Depois de ficar sumido dos holofotes, desde que perdeu a eleição para o Senado em fevereiro de 2019, para Davi Alcolumbre, Renan Calheiros está de volta. Articulando-se com demais senadores, Renan agora quer se apresentar como um “interlocutor moderado” entre o Legislativo e o Ministério da Economia, tendo em vista o desgaste visível entre Paulo Guedes e Rodrigo Maia.
Qual o contexto, caros leitores? Semana passada, por 6 votos a 4, o STF liberou a venda de refinarias, ativos da Petrobras, sem autorização do Congresso. Paulo Guedes, ministro da Economia, torra patrimônio que não é seu, na sua política de “desinvestimento”, o que, por si só, já se constitui num paradoxo, num oximoro. Como se a iniciativa privada, tendo em vista o endividamento das empresas no contexto da pandemia, poderia suprir essa demanda por investimento. A não ser, é claro, se contar com a “teta” do BNDES, em forma de empréstimos a juros baixos.
Enquanto isso, o Congresso fica sem apitar ou ter poder de influência sobre essas decisões sobre desinvestimento. A ele, cabe decidir sobre temas mais polêmicos, incluindo a questão tributária, enquanto os “deuses” do STF tudo decidem.
O governo precisa tocar o Renda Cidadã, obstaculizada pelo Teto de Gastos, instrumento constitucional que, desde sua aprovação, vem se colocando como acima do restante da Constituição, em termos de viabilizar investimentos e direitos sociais e trabalhistas. O governo ora fala em puxar recursos do FUNDEB e dos precatórios, recursos com destinação orçamentária certa, ora em aumentar impostos. Talvez recriando a CPMF, cabendo ao Congresso decidir.
Conforme afirmamos antes, temos um primata neoliberal comandando o Ministério da Economia. Um banqueiro de investimento, especializado em day trade, um jogador de pôquer que se faz na especulação financeira, mas que não tem tinha experiência política nenhuma, nem mesmo acadêmica, antes de assumir o posto mais alto da Fazenda nacional.
Aí entra Renan Calheiros, essa eminência parda da política brasileira, que está próxima dos círculos do poder desde que ascendeu junto com o Governo Color. Seu conterrâneo alagoano sofreu impeachment e perdeu seus direitos políticos, mas Renan continuou como ministro de FHC e interlocutor de Lula e Dilma. Sob a presidência dele, deu-se a sessão de votação do impeachment de Dilma, em 31/08/2016, quando a ex-presidente foi afastada, mas ao contrário de Color, não perdeu seus direitos políticos.

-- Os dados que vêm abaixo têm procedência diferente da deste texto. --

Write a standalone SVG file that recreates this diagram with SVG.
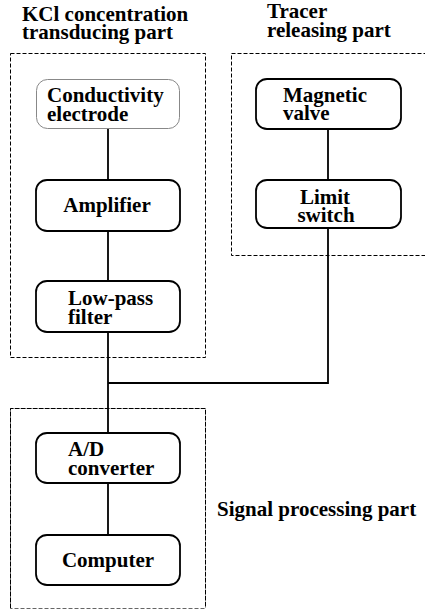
<svg xmlns="http://www.w3.org/2000/svg" width="425" height="610" viewBox="0 0 425 610">
<style>
text{font-family:"Liberation Serif","Times New Roman",serif;font-weight:bold;font-size:21px;fill:#000}
.grp{fill:none;stroke:#000;stroke-width:1;stroke-dasharray:4 2}
.node{fill:#fff;stroke:#000;stroke-width:1.8}
.light{fill:#fff;stroke:#888;stroke-width:1}
.c{text-anchor:middle}
.wire{fill:none;stroke:#000;stroke-width:1.8}
</style>
<rect width="425" height="610" fill="#fff"/>
<g id="group-kcl">
<rect class="grp" x="10.5" y="53.5" width="195" height="304"/>
<text x="22" y="21">KCl concentration<tspan x="22" dy="18">transducing part</tspan></text>
</g>
<g id="group-tracer">
<rect class="grp" x="231.5" y="53.5" width="200" height="202"/>
<text x="267" y="18">Tracer<tspan x="267" dy="19">releasing part</tspan></text>
</g>
<g id="group-signal">
<rect class="grp" x="10.5" y="408.5" width="195" height="200" stroke-opacity="0.6"/>
<path class="grp" d="M10.5 608 V408.5 H205.5 V608"/>
<text x="217" y="516">Signal processing part</text>
</g>
<g id="connectors">
<path class="wire" d="M108 129 V180 M108 231 V281 M108 332 V433 M108 483 V535 M328 129 V180 M328 228 V383 H108"/>
</g>
<g id="node-conductivity">
<rect class="light" x="36.5" y="79.5" width="143" height="49" rx="11"/>
<text x="47" y="102">Conductivity<tspan x="47" dy="19">electrode</tspan></text>
</g>
<g id="node-amplifier">
<rect class="node" x="36" y="180" width="144" height="51" rx="11"/>
<text class="c" x="107" y="212">Amplifier</text>
</g>
<g id="node-lowpass">
<rect class="node" x="36" y="281" width="144" height="51" rx="11"/>
<text x="68" y="305">Low-pass<tspan x="68" dy="19">filter</tspan></text>
</g>
<g id="node-magnetic">
<rect class="node" x="256" y="79" width="145" height="50" rx="11"/>
<text x="283" y="102">Magnetic<tspan x="283" dy="18">valve</tspan></text>
</g>
<g id="node-limit">
<rect class="node" x="256" y="180" width="145" height="48" rx="11"/>
<text class="c" x="325" y="204">Limit<tspan x="326" dy="18">switch</tspan></text>
</g>
<g id="node-ad">
<rect class="node" x="36" y="433" width="144" height="50" rx="11"/>
<text x="68" y="456">A/D<tspan x="68" dy="19">converter</tspan></text>
</g>
<g id="node-computer">
<rect class="node" x="36" y="535" width="144" height="50" rx="11"/>
<text class="c" x="108" y="567">Computer</text>
</g>
</svg>
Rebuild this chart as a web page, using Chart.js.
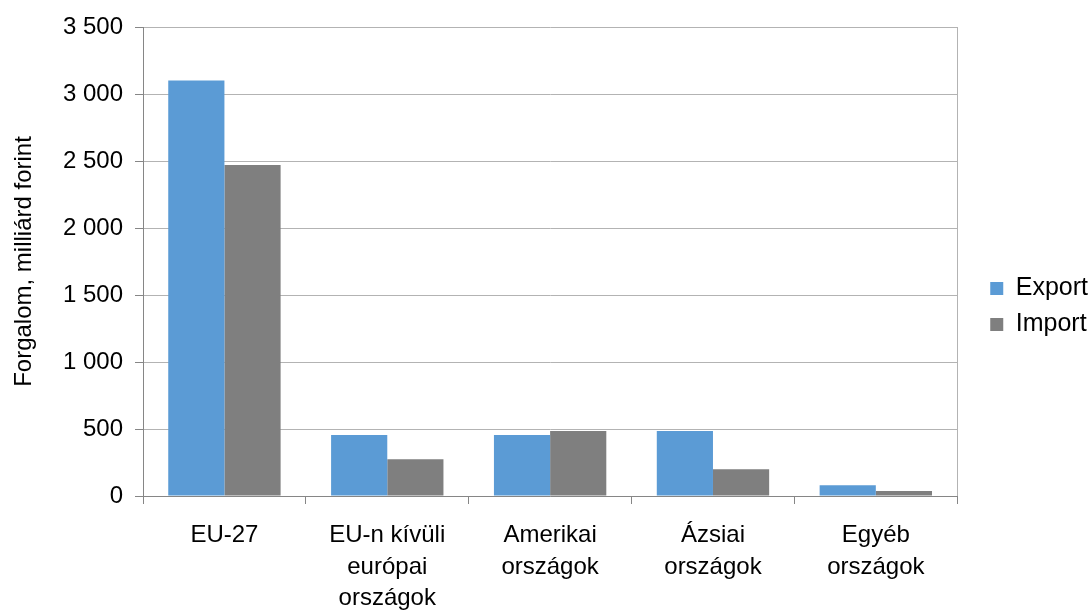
<!DOCTYPE html>
<html lang="hu">
<head>
<meta charset="utf-8">
<title>Forgalom országcsoportok szerint</title>
<script src="https://cdn.jsdelivr.net/npm/chart.js@4/dist/chart.umd.min.js"></script>
<style>
  html, body { margin: 0; padding: 0; background: #fff; }
  #wrap { width: 1092px; height: 612px; }
</style>
</head>
<body>
<div id="wrap"><canvas id="chart" width="1092" height="612"></canvas></div>
<script>
// országcsoportok (többsoros címkék)
const categories = [
  ["EU-27"],
  ["EU-n kívüli", "európai", "országok"],
  ["Amerikai", "országok"],
  ["Ázsiai", "országok"],
  ["Egyéb", "országok"],
];
const seriesNames = ["Export", "Import"];
const exportValues = [3100, 455, 455, 485, 80];
const importValues = [2470, 275, 485, 200, 38];
const yTicks = [0, 500, 1000, 1500, 2000, 2500, 3000, 3500];

const FONT = "'Liberation Sans', Arial, sans-serif";
const AXIS = "#868686";
const GRID = "#b3b3b3";

// ezres tagolás szóközzel
const fmt = (v) => String(v).replace(/\B(?=(\d{3})+(?!\d))/g, " ");

// a rajzterület jobb oldali kerete
const plotBorder = {
  id: "plotBorder",
  afterDatasetsDraw(chart) {
    const { ctx, chartArea } = chart;
    ctx.save();
    ctx.strokeStyle = GRID;
    ctx.lineWidth = 1;
    ctx.beginPath();
    ctx.moveTo(Math.round(chartArea.right) + 0.5, chartArea.top);
    ctx.lineTo(Math.round(chartArea.right) + 0.5, chartArea.bottom);
    ctx.stroke();
    ctx.restore();
  },
};

// jelmagyarázat kicsit jobbra és feljebb tolva
const legendShift = {
  id: "legendShift",
  afterLayout(chart) {
    const lg = chart.legend;
    if (lg) {
      lg.left += 22;
      lg.right += 22;
      lg.top -= 13;
      lg.bottom -= 13;
    }
  },
};

const ctx = document.getElementById("chart").getContext("2d");
new Chart(ctx, {
  type: "bar",
  data: {
    labels: categories,
    datasets: [
      {
        label: seriesNames[0],
        data: exportValues,
        backgroundColor: "#5b9bd5",
        borderWidth: 0,
      },
      {
        label: seriesNames[1],
        data: importValues,
        backgroundColor: "#7f7f7f",
        borderWidth: 0,
      },
    ],
  },
  options: {
    responsive: false,
    animation: false,
    devicePixelRatio: 1,
    categoryPercentage: 0.69,
    barPercentage: 1,
    layout: {
      padding: { top: 27, right: 16, bottom: 0, left: 0 },
    },
    scales: {
      x: {
        grid: {
          offset: true,
          drawOnChartArea: false,
          drawTicks: true,
          tickLength: 8,
          color: AXIS,
        },
        border: { color: AXIS, width: 1 },
        ticks: {
          color: "#000",
          font: { family: FONT, size: 24, lineHeight: 1.33 },
          padding: 15,
          maxRotation: 0,
          autoSkip: false,
        },
        afterFit(scale) {
          scale.height = 116;
        },
      },
      y: {
        min: 0,
        max: 3500,
        afterBuildTicks(scale) {
          scale.ticks = yTicks.map((v) => ({ value: v }));
        },
        grid: {
          color: GRID,
          tickColor: AXIS,
          tickLength: 8,
        },
        border: { color: AXIS, width: 1 },
        ticks: {
          color: "#000",
          font: { family: FONT, size: 24 },
          padding: 12,
          callback: (v) => fmt(v),
        },
        title: {
          display: true,
          text: "Forgalom, milliárd forint",
          color: "#000",
          font: { family: FONT, size: 24 },
          padding: { top: 10, bottom: 0 },
        },
        afterFit(scale) {
          scale.width = 143;
        },
      },
    },
    plugins: {
      legend: {
        position: "right",
        align: "center",
        labels: {
          boxWidth: 13,
          boxHeight: 13,
          padding: 11,
          color: "#000",
          font: { family: FONT, size: 25 },
        },
      },
      tooltip: { enabled: false },
    },
  },
  plugins: [plotBorder, legendShift],
});
</script>
</body>
</html>
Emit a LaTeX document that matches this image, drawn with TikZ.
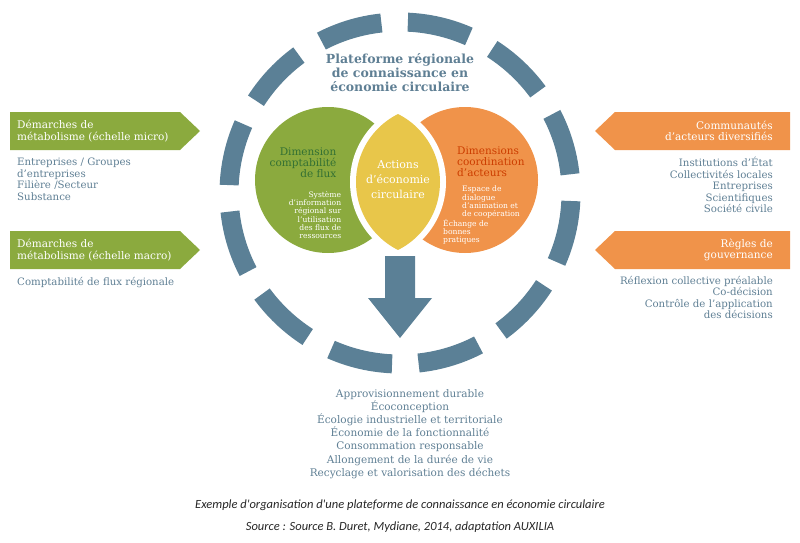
\documentclass[tikz,border=0pt]{standalone}
\usepackage{fontspec}
\setmainfont{DejaVu Serif}
\newfontfamily\capfont{Carlito}
\begin{document}
\begin{tikzpicture}[x=1pt,y=-1pt,
  txt/.style={text=tblue,font=\fontsize{10.2}{11.5}\selectfont,inner sep=0pt},
  tag/.style={font=\fontsize{10.5}{11.5}\selectfont,text=white,inner sep=0pt}]
\definecolor{tblue}{HTML}{5F7F94}
\definecolor{rblue}{HTML}{5B8096}
\definecolor{gr}{HTML}{8BAA3E}
\definecolor{og}{HTML}{F0934A}
\definecolor{ye}{HTML}{E8C64A}
\useasboundingbox (0,0) rectangle (800,543);
% ring
\draw[rblue,line width=19pt,dash pattern=on 63pt off 26.533pt,dash phase=-8pt] (400,193) circle[radius=171];
% circles
\fill[gr] (328,180) circle[radius=73];
\fill[og] (465,180) circle[radius=73];
\begin{scope}\clip (364,182) circle[radius=82];\fill[white] (432,182) circle[radius=82];\end{scope}
\begin{scope}\clip (364,182) circle[radius=76];\fill[ye] (432,182) circle[radius=76];\end{scope}
% arrow
\fill[rblue] (385,256) -- (415,256) -- (415,298) -- (432,298) -- (400,338) -- (368,298) -- (385,298) -- cycle;
% title
\node[align=center,text=tblue,font=\bfseries\fontsize{12.5}{14}\selectfont] (title) at (400,73) {Plateforme régionale\\de connaissance en\\économie circulaire};
% circle texts
\node[align=right,font=\fontsize{10.5}{11}\selectfont,text=green!30!black!80,inner sep=0] (g1) at (303,163) {Dimension\\comptabilité\\de flux};
\node[align=right,font=\fontsize{7.6}{8.2}\selectfont,text=white,inner sep=0] (g2) at (315,215) {Système\\d'information\\régional sur\\l'utilisation\\des flux de\\ressources};
\node[align=center,font=\fontsize{11}{15}\selectfont,text=white,inner sep=0] (y1) at (398,180) {Actions\\d'économie\\circulaire};
\node[align=left,font=\fontsize{10.5}{11}\selectfont,text=orange!60!red!80!black,inner sep=0,anchor=west] (o1) at (457,162) {Dimensions\\coordination\\d'acteurs};
\node[align=left,font=\fontsize{7.6}{8.2}\selectfont,text=white,inner sep=0,anchor=north west] (o2) at (462,186) {Espace de\\dialogue\\d'animation et\\de coopération};
\node[align=left,font=\fontsize{7.6}{8.2}\selectfont,text=white,inner sep=0,anchor=north west] (o3) at (443,219) {Échange de\\bonnes\\pratiques};
% left tags
\fill[gr] (10,112) -- (180,112) -- (200,131) -- (180,150) -- (10,150) -- cycle;
\node[tag,align=left,anchor=west] (l1) at (17,131) {Démarches de\\métabolisme (échelle micro)};
\node[txt,align=left,anchor=north west] (l1t) at (17,158) {Entreprises / Groupes\\d'entreprises\\Filière /Secteur\\Substance};
\fill[gr] (10,231) -- (180,231) -- (200,250) -- (180,269) -- (10,269) -- cycle;
\node[tag,align=left,anchor=west] (l2) at (17,250) {Démarches de\\métabolisme (échelle macro)};
\node[txt,anchor=north west] (l2t) at (17,277) {Comptabilité de flux régionale};
% right tags
\fill[og] (790,112) -- (615,112) -- (595,131) -- (615,150) -- (790,150) -- cycle;
\node[tag,align=right,anchor=east] (r1) at (773,131) {Communautés\\d'acteurs diversifiés};
\node[txt,align=right,anchor=north east] (r1t) at (773,157) {Institutions d'État\\Collectivités locales\\Entreprises\\Scientifiques\\Société civile};
\fill[og] (790,231) -- (615,231) -- (595,250) -- (615,269) -- (790,269) -- cycle;
\node[tag,align=right,anchor=east] (r2) at (773,250) {Règles de\\gouvernance};
\node[txt,align=right,anchor=north east] (r2t) at (773,276) {Réflexion collective préalable\\Co-décision\\Contrôle de l'application\\des décisions};
% bottom list
\node[txt,align=center,anchor=north,font=\fontsize{10.5}{13.2}\selectfont] (list) at (410,389) {Approvisionnement durable\\Écoconception\\Écologie industrielle et territoriale\\Économie de la fonctionnalité\\Consommation responsable\\Allongement de la durée de vie\\Recyclage et valorisation des déchets};
\node[font=\capfont\itshape\fontsize{12.5}{13}\selectfont,text=black!85] (c1) at (400,505) {Exemple d'organisation d'une plateforme de connaissance en économie circulaire};
\node[font=\capfont\itshape\fontsize{12.5}{13}\selectfont,text=black!85] (c2) at (400,527) {Source : Source B. Duret, Mydiane, 2014, adaptation AUXILIA};
\end{tikzpicture}
\end{document}
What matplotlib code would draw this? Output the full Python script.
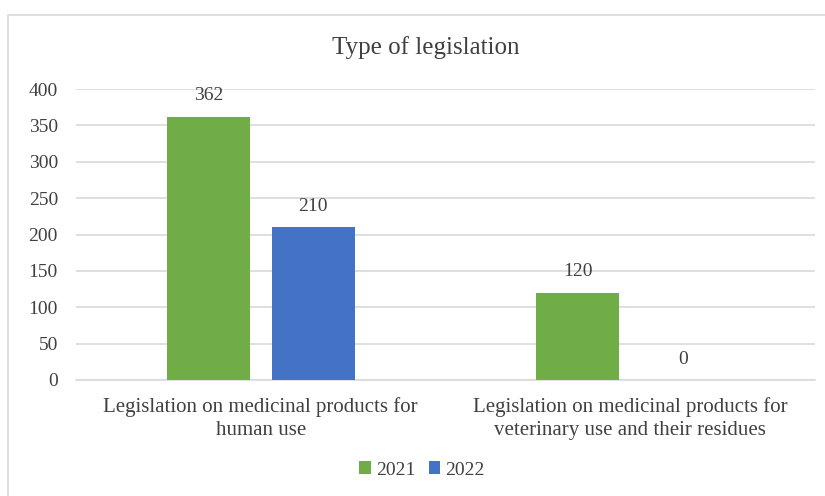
import matplotlib
matplotlib.use("Agg")
import matplotlib.pyplot as plt
import numpy as np
from matplotlib.patches import Rectangle

categories = ["Legislation on medicinal products for\nhuman use",
              "Legislation on medicinal products for\nveterinary use and their residues"]
series_names = ["2021", "2022"]
values_2021 = [362, 120]
values_2022 = [210, 0]
yticks = [0, 50, 100, 150, 200, 250, 300, 350, 400]
colors = ["#70AD47", "#4472C4"]

plt.rcParams['font.family'] = ['Liberation Serif', 'DejaVu Serif']
txt = "#404040"

W, H = 825, 496
fig = plt.figure(figsize=(W/100, H/100), dpi=100)
fig.patch.set_facecolor("white")

# chart border
fig.add_artist(Rectangle((8/W, -0.1), 2, 1 - 15/H + 0.1, transform=fig.transFigure,
                         fill=False, edgecolor="#d9d9d9", linewidth=1.2))

ax = fig.add_axes([76/W, 1 - 380/H, (815-76)/W, (380-89)/H])
x = np.arange(len(categories))
bw = 0.224
off = 0.142
b1 = ax.bar(x - off, values_2021, bw, color=colors[0], label=series_names[0], zorder=3)
b2 = ax.bar(x + off, values_2022, bw, color=colors[1], label=series_names[1], zorder=3)
for bars in (b1, b2):
    for r in bars:
        ax.annotate(f"{int(r.get_height())}", (r.get_x() + r.get_width()/2, r.get_height()),
                    xytext=(0, 9), textcoords="offset points", ha="center", va="bottom",
                    fontsize=14, color=txt)

ax.set_xlim(-0.5, 1.5)
ax.set_ylim(0, 400)
ax.set_yticks(yticks)
ax.set_yticklabels([str(v) for v in yticks], fontsize=14, color=txt)
ax.set_xticks(x)
ax.set_xticklabels(categories, fontsize=15, color=txt, linespacing=1.3)
ax.tick_params(axis="both", length=0)
ax.tick_params(axis="y", pad=13)
ax.tick_params(axis="x", pad=12)
ax.grid(axis="y", color="#d9d9d9", linewidth=1.2, zorder=0)
for s in ["top", "right", "left"]:
    ax.spines[s].set_visible(False)
ax.spines["bottom"].set_color("#d9d9d9")
ax.spines["bottom"].set_linewidth(1.2)

fig.text(426/W, 1 - 48/H, "Type of legislation", ha="center", va="center",
         fontsize=18, color=txt)

fig.legend(handles=[b1, b2], labels=series_names, loc="center", bbox_to_anchor=(422/W, 1 - 470/H),
           ncol=2, frameon=False, fontsize=14, handlelength=0.6, handleheight=0.6,
           handletextpad=0.25, columnspacing=0.7, labelcolor=txt)

fig.savefig("out.png", dpi=100)
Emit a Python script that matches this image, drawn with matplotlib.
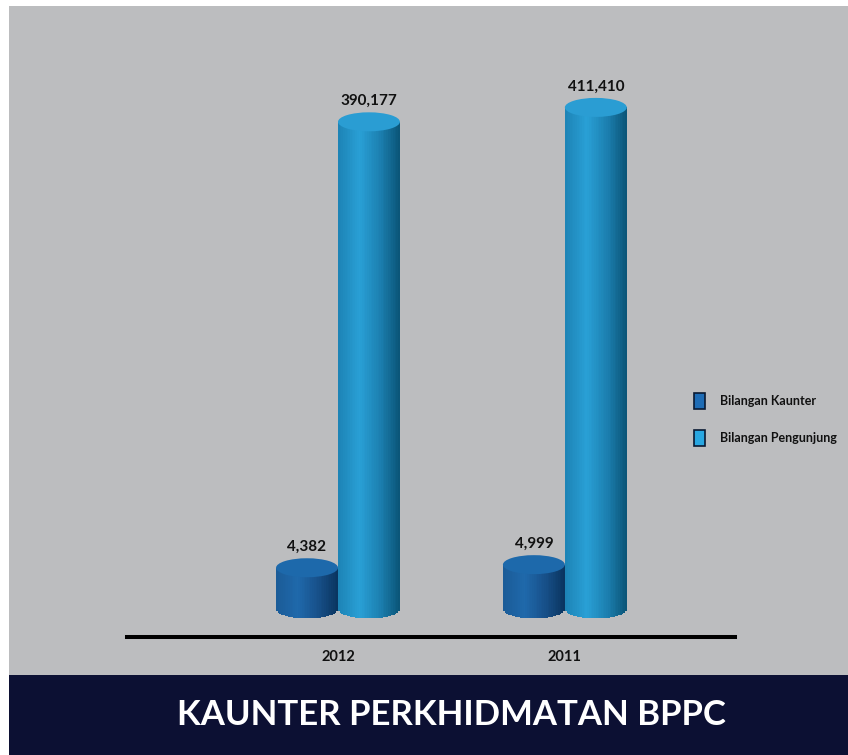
import numpy as np
import matplotlib
matplotlib.use("Agg")
import matplotlib.pyplot as plt
import matplotlib.transforms as mtransforms
from matplotlib.patches import Rectangle, Ellipse, Patch
from matplotlib.colors import LinearSegmentedColormap

# ---- data ----
years = ["2012", "2011"]
series_names = ["Bilangan Kaunter", "Bilangan Pengunjung"]
kaunter = [4382, 4999]
pengunjung = [390177, 411410]
title = "KAUNTER PERKHIDMATAN BPPC"

plt.rcParams['font.family'] = ['Lato', 'DejaVu Sans']

W, H, DPI = 848, 755, 100
fig = plt.figure(figsize=(W / DPI, H / DPI), dpi=DPI, facecolor="white")

# background panels
fig.add_artist(Rectangle((9 / W, 80 / H), 1 - 9 / W, (675 - 6) / H, transform=fig.transFigure,
                         facecolor="#bcbdbf", edgecolor="none", zorder=0))
fig.add_artist(Rectangle((9 / W, 0), 1 - 9 / W, 80 / H, transform=fig.transFigure,
                         facecolor="#0c1033", edgecolor="none", zorder=0))
fig.text(451 / W, 40 / H, title, color="white", fontsize=25, fontweight="bold",
         ha="center", va="center")

ax = fig.add_axes([127 / W, (H - 609) / H, (735 - 127) / W, (609 - 6) / H])
ax.set_facecolor("none")

p = 0.55
fwd = lambda v: np.sign(v) * np.abs(v) ** p
inv = lambda v: np.sign(v) * np.abs(v) ** (1 / p)
ax.set_yscale("function", functions=(fwd, inv))
ax.set_ylim(0, 575000)
ax.set_xlim(-0.93, 1.75)

for s in ["left", "right", "top"]:
    ax.spines[s].set_visible(False)
ax.spines["bottom"].set_position(("outward", 20.5))
ax.spines["bottom"].set_linewidth(2.9)
ax.spines["bottom"].set_color("black")
ax.set_yticks([])
x = np.arange(len(years))
ax.set_xticks(x)
ax.set_xticklabels(years, fontsize=10.5, fontweight="bold", color="#111111")
ax.tick_params(axis="x", length=0, pad=9)

bw = 0.273
styles = {
    "Bilangan Kaunter": dict(
        cmap=LinearSegmentedColormap.from_list("k", [(0, "#1b5c98"), (0.35, "#1f69ab"), (0.7, "#174f88"), (1, "#0a3560")]),
        top="#1d69ab", legend="#1e6cb5"),
    "Bilangan Pengunjung": dict(
        cmap=LinearSegmentedColormap.from_list("p", [(0, "#1d84b6"), (0.35, "#29a0d6"), (0.7, "#1b7eae"), (1, "#0b5679")]),
        top="#2a9dd3", legend="#29a7e1"),
}

NS = 36
ell_h = 19  # pixels


def cylinder(xc, v, st, label_txt):
    cm = st["cmap"]
    edges = np.linspace(xc - bw / 2, xc + bw / 2, NS + 1)
    centers = (edges[:-1] + edges[1:]) / 2
    dx = edges[1] - edges[0]
    cols = [cm(i / (NS - 1)) for i in range(NS)]
    ax.bar(centers, [v] * NS, width=dx * 1.02, color=cols, edgecolor="none", zorder=2)
    # bottom cap
    base_tr = mtransforms.blended_transform_factory(
        ax.transData, mtransforms.ScaledTranslation(0, 0, ax.transData))
    for c, col in zip(centers, cols):
        u = (c - xc) / (bw / 2)
        hh = ell_h / 2 * np.sqrt(max(0.0, 1 - u * u))
        ax.add_patch(Rectangle((c - dx * 0.51, -hh), dx * 1.02, 2 * hh, transform=base_tr,
                               facecolor=col, edgecolor="none", zorder=2, clip_on=False))
    # top cap
    top_tr = mtransforms.blended_transform_factory(
        ax.transData, mtransforms.ScaledTranslation(0, v, ax.transData))
    ax.add_patch(Ellipse((xc, 0), bw, ell_h, transform=top_tr, facecolor=st["top"],
                         edgecolor="none", zorder=3, clip_on=False))
    ax.annotate(label_txt, xy=(xc, v), xytext=(0, 10), textcoords="offset points",
                ha="center", va="bottom", fontsize=11, fontweight="bold", color="#111111",
                annotation_clip=False)


for i in range(len(years)):
    cylinder(x[i] - bw / 2, kaunter[i], styles["Bilangan Kaunter"], f"{kaunter[i]:,}")
    cylinder(x[i] + bw / 2, pengunjung[i], styles["Bilangan Pengunjung"], f"{pengunjung[i]:,}")

handles = [Patch(facecolor=styles[n]["legend"], edgecolor="#0a1a33", linewidth=1.2) for n in series_names]
leg = fig.legend(handles, series_names, loc="upper left", bbox_to_anchor=(694 / W, 1 - 393 / H),
                 frameon=False, fontsize=9, handlelength=0.85, handleheight=1.6,
                 handletextpad=1.2, labelspacing=1.7, borderpad=0, borderaxespad=0)
for t in leg.get_texts():
    t.set_fontweight("bold")
    t.set_color("#111111")

fig.savefig("out.png", dpi=DPI, facecolor="white")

Por essa razão, podemos comparar Renan com Charles-Maurice Talleyrand-Périgord, o político e diplomata francês, de origem aristocrática, que serviu todos os governos do turbulento período francês do final do século XVIII ao início do XIX. Talleyrand serviu ao Antigo Regime, aos governos girondinos e jacobinos, do Diretório, do Império Napoleônico até a Restauração dos Bourbons.
Assim como o nobre francês, o nosso alagoano, descendente direto de antigos donatários de capitanias hereditárias, põe-se a serviço de Bolsonaro, quando este se afasta dos agitadores de redes sociais, que lhe ajudaram a vencer as eleições, mas não a governar. Melhor visitar e abraçar Dias Toffoli em encontro informal do que fazer afagos para a desvairada Sara Winter, que chora por abandono nas redes sociais.
Resta pensar a custo de quê o presidente vai se aproximar de Renan. Para seguir com a agenda de Paulo Guedes, acreditando na promessa de luz no fim do túnel? Acredita mesmo na promessa de “recuperação em V”? Vai fazer afagos em Renan para morrer abraçado com Guedes?
Buscar interlocução com os diversos setores no Congresso faz parte do jogo democrático, mas se não for para viabilizar um bom projeto para o país, o tiro pode sair pela culatra. Os governos anteriores, que experimentaram maior popularidade que Bolsonaro jamais teve, que o digam.
Voltando a Talleyrand, este tinha uma máxima: “a palavra foi dada ao homem para disfarçar o pensamento”.